A judge in Washington State has been reprimanded by the state’s Judicial Conduct Commission for publicly stating that he would not officiate at a same-sex wedding. Washington residents legalized homosexual marriage via a state referendum late last year. Shortly before the vote Thurston County Superior Court Judge Gary Tabor told colleagues that he was uncomfortable with the idea of officiating at same-sex partnering ceremonies and asked if other judges would perform them in his place, according to SeattlePI.com. “His comments were leaked to the press,” the news site reported, “and Tabor reiterated his position in interviews, saying it was a personal religious objection and not an official stance of the court.”
While judges in the state aren’t required to officiate at weddings, the State Judicial Commission admonished Tabor that, because he had a record of officiating at traditional weddings, Washington’s anti-discrimination laws forbade him from refusing to officiate at homosexual pairings. The admonishment, which was issued October 4, was meant as a warning to Tabor that if he continued to perform only traditional weddings, he could be charged with discriminating on the basis of sexual orientation.
World magazine reported that after realizing that he did not have the personal freedom to decide whom he would marry, Tabor said he would would stop performing marriages altogether, to avoid the accusation of bias. But the Judicial Conduct Commission got the jump on him and filed an anti-discrimination complaint against him, forcing the judge to sign a formal admonishment in which he conceded that his actions “appeared to express a discriminatory intent against a statutorily protected class of people, thereby undermining public confidence in his impartiality.”

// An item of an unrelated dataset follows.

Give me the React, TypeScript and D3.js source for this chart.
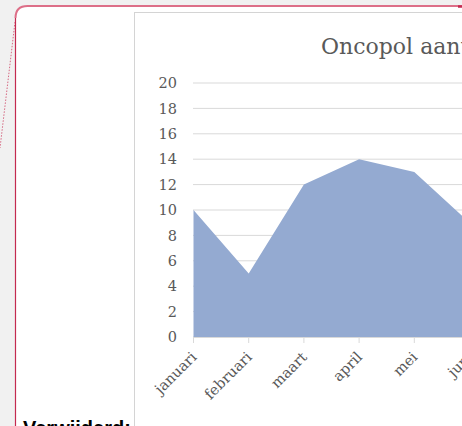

In its ruling the commission found that while Tabor “initially concluded, in good faith, that he could ethically decline to perform same-sex weddings based upon his personal religious views so long as same-sex couples were accommodated by having access to another judge without delay … his analysis did not adequately take into account the unique and integral role judicial officers play in our constitutional scheme of justice, and how a judge must not only be impartial, but must also be perceived as impartial, in order to properly fulfill that role.”
By signing the commission’s admonishment, Tabor also agreed that his views “could well have created the impression he might be less than fair to a lesbian or gay person” in any subsequent same-sex divorce or custody cases over which he might preside in the future.
While Judge Tabor declined to comment publicly on the admonishment meted out by the commission, the Thurston County Superior Court, over which he presides, released a statement saying that he had “accepted the Judicial Conduct Commission decision,” and assuring that “no same-sex couples will be denied the right to be married in Thurston County.”
Joseph Backholm of Washington’s Family Policy Institute responded to the incident, calling it “just another example of how the Left on the marriage issue is completely intolerant of people who don’t think like they do.” He noted that while the “marketplace in the world” is big enough to accommodate those on both sides of the marriage issue, for their part homosexual activists and their supporters “have no intention of making room in the public square for people who don’t agree with them.”
Backholm charged that there appears to be a push in Washington to create a “state religion” where those who embrace liberal notions like same-sex marriage are welcome, while those who hold conservative religious convictions are not. “People who are concerned about that because of their religious faith are not welcome to practice their faith in the public square,” he said.
Backholm added that fairness will not reign in Washington State “until the public decides that they’ve had enough of this and demand tolerance in the true sense of the term.”